((
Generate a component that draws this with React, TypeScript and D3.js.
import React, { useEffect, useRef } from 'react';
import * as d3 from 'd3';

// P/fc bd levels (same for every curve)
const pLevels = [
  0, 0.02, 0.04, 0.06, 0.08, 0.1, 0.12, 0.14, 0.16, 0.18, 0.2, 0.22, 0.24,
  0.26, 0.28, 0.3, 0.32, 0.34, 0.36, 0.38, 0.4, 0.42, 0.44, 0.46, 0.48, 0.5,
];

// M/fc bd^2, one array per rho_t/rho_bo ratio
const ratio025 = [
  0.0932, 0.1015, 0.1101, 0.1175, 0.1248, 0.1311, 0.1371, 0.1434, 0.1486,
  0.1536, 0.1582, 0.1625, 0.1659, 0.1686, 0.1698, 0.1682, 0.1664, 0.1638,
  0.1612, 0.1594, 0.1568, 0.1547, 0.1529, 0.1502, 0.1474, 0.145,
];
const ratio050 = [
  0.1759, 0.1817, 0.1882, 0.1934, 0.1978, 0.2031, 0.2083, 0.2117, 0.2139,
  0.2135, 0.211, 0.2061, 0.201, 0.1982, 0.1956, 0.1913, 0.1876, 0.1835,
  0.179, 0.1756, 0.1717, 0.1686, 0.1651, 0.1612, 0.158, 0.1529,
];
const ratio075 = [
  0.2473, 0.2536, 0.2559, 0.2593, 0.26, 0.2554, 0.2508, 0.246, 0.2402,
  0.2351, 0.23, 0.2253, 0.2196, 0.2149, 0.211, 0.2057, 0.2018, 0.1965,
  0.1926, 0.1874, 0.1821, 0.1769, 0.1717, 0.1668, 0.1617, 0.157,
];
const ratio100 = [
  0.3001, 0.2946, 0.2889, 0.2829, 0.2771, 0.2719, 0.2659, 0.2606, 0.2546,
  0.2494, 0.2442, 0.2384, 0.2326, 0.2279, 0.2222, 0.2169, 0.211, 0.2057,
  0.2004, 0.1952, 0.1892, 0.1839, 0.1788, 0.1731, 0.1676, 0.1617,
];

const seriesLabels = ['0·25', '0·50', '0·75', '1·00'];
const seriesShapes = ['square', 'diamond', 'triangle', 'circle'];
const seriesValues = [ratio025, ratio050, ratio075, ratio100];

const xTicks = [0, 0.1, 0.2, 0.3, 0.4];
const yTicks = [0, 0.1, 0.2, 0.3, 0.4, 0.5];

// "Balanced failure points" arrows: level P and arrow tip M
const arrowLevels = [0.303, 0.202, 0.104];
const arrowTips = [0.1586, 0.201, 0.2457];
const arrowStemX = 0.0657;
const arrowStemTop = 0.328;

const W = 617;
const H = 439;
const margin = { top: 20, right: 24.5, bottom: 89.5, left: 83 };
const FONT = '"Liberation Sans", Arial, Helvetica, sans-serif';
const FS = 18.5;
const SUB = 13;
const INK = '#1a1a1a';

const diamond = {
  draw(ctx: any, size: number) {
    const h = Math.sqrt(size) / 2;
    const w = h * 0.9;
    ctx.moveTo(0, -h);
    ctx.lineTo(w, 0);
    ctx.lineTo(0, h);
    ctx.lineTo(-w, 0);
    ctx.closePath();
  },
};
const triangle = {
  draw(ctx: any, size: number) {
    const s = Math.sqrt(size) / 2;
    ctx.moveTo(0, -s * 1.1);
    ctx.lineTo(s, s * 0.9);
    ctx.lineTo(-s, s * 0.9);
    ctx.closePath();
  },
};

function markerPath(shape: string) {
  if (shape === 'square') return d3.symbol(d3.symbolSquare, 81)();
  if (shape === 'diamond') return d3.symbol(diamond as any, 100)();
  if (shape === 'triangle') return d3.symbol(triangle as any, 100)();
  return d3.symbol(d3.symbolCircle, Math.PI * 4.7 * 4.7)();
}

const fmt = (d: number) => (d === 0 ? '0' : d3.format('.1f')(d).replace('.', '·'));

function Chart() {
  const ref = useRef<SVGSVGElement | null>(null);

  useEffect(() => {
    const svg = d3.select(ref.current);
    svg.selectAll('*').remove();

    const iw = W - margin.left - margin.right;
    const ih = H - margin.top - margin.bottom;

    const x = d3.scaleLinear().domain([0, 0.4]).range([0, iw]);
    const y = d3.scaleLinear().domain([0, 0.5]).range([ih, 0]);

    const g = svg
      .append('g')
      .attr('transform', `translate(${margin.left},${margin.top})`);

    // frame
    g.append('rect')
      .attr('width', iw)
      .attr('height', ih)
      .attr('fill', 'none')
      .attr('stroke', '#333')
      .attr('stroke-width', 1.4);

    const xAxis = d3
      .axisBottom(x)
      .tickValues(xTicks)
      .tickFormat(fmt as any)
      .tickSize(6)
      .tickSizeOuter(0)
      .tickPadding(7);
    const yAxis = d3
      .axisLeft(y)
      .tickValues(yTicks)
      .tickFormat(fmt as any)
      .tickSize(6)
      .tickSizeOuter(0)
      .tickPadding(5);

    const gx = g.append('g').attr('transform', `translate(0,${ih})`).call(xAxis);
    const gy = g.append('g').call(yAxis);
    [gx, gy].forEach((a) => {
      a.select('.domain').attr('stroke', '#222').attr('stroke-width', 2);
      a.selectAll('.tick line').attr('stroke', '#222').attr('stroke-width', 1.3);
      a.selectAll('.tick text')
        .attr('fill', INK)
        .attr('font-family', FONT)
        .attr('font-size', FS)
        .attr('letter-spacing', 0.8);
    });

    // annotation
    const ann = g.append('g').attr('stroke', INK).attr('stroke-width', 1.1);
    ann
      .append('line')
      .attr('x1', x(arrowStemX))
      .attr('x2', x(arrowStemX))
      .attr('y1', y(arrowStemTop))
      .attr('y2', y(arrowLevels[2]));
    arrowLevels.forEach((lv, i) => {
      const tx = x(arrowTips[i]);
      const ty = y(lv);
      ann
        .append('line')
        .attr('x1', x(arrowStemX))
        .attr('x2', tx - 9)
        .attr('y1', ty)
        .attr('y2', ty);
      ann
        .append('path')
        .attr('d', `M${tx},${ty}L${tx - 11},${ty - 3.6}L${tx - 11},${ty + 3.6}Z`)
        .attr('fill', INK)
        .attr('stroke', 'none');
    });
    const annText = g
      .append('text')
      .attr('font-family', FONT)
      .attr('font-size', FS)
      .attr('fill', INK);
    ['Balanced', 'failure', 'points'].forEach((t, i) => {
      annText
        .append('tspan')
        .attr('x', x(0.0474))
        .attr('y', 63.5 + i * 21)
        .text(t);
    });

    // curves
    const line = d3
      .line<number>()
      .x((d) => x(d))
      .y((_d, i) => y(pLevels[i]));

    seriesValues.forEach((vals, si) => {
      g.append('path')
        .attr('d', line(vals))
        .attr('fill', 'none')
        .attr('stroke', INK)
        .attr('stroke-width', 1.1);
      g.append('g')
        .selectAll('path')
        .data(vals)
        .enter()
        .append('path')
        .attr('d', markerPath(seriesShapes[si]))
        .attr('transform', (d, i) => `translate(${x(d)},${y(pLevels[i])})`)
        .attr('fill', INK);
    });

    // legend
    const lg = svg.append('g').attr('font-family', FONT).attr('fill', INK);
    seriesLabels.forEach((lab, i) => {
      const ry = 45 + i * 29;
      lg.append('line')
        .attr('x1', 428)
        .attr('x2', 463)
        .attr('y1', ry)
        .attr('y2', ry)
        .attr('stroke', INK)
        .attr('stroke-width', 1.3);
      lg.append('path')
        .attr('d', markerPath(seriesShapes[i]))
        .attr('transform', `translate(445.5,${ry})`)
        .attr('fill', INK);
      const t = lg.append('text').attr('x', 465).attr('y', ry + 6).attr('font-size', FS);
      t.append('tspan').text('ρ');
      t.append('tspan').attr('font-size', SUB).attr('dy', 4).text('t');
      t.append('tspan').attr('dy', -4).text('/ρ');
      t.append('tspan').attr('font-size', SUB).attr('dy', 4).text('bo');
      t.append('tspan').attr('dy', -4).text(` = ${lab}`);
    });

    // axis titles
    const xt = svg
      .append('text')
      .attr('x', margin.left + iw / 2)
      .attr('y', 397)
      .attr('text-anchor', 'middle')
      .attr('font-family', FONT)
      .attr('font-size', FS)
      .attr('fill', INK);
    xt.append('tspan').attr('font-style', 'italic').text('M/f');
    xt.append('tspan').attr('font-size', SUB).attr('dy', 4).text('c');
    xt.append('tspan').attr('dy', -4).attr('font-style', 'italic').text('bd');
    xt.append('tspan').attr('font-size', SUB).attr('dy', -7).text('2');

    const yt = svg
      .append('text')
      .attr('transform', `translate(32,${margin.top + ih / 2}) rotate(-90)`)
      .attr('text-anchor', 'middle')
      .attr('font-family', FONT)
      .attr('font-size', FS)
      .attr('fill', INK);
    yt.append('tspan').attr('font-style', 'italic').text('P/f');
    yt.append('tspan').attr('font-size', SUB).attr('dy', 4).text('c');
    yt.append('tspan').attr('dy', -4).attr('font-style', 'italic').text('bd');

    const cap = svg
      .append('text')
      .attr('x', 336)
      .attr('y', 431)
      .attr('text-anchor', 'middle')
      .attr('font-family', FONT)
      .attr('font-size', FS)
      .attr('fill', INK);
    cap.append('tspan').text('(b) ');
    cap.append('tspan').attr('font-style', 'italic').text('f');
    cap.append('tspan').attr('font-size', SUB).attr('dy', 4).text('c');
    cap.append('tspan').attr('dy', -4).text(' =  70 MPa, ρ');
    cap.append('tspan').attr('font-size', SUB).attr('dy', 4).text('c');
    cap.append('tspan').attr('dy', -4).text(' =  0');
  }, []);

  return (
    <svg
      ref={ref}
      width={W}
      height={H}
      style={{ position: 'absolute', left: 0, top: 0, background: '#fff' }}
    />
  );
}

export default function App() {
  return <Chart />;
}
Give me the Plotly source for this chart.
))
▶ Given instruction
Reproduce the records above exactly, from the first line through the line containing "const INK = '#1a1a1a';", and output nothing else.

▶ Result of the exercise
Generate a component that draws this with React, TypeScript and D3.js.
import React, { useEffect, useRef } from 'react';
import * as d3 from 'd3';

// P/fc bd levels (same for every curve)
const pLevels = [
  0, 0.02, 0.04, 0.06, 0.08, 0.1, 0.12, 0.14, 0.16, 0.18, 0.2, 0.22, 0.24,
  0.26, 0.28, 0.3, 0.32, 0.34, 0.36, 0.38, 0.4, 0.42, 0.44, 0.46, 0.48, 0.5,
];

// M/fc bd^2, one array per rho_t/rho_bo ratio
const ratio025 = [
  0.0932, 0.1015, 0.1101, 0.1175, 0.1248, 0.1311, 0.1371, 0.1434, 0.1486,
  0.1536, 0.1582, 0.1625, 0.1659, 0.1686, 0.1698, 0.1682, 0.1664, 0.1638,
  0.1612, 0.1594, 0.1568, 0.1547, 0.1529, 0.1502, 0.1474, 0.145,
];
const ratio050 = [
  0.1759, 0.1817, 0.1882, 0.1934, 0.1978, 0.2031, 0.2083, 0.2117, 0.2139,
  0.2135, 0.211, 0.2061, 0.201, 0.1982, 0.1956, 0.1913, 0.1876, 0.1835,
  0.179, 0.1756, 0.1717, 0.1686, 0.1651, 0.1612, 0.158, 0.1529,
];
const ratio075 = [
  0.2473, 0.2536, 0.2559, 0.2593, 0.26, 0.2554, 0.2508, 0.246, 0.2402,
  0.2351, 0.23, 0.2253, 0.2196, 0.2149, 0.211, 0.2057, 0.2018, 0.1965,
  0.1926, 0.1874, 0.1821, 0.1769, 0.1717, 0.1668, 0.1617, 0.157,
];
const ratio100 = [
  0.3001, 0.2946, 0.2889, 0.2829, 0.2771, 0.2719, 0.2659, 0.2606, 0.2546,
  0.2494, 0.2442, 0.2384, 0.2326, 0.2279, 0.2222, 0.2169, 0.211, 0.2057,
  0.2004, 0.1952, 0.1892, 0.1839, 0.1788, 0.1731, 0.1676, 0.1617,
];

const seriesLabels = ['0·25', '0·50', '0·75', '1·00'];
const seriesShapes = ['square', 'diamond', 'triangle', 'circle'];
const seriesValues = [ratio025, ratio050, ratio075, ratio100];

const xTicks = [0, 0.1, 0.2, 0.3, 0.4];
const yTicks = [0, 0.1, 0.2, 0.3, 0.4, 0.5];

// "Balanced failure points" arrows: level P and arrow tip M
const arrowLevels = [0.303, 0.202, 0.104];
const arrowTips = [0.1586, 0.201, 0.2457];
const arrowStemX = 0.0657;
const arrowStemTop = 0.328;

const W = 617;
const H = 439;
const margin = { top: 20, right: 24.5, bottom: 89.5, left: 83 };
const FONT = '"Liberation Sans", Arial, Helvetica, sans-serif';
const FS = 18.5;
const SUB = 13;
const INK = '#1a1a1a';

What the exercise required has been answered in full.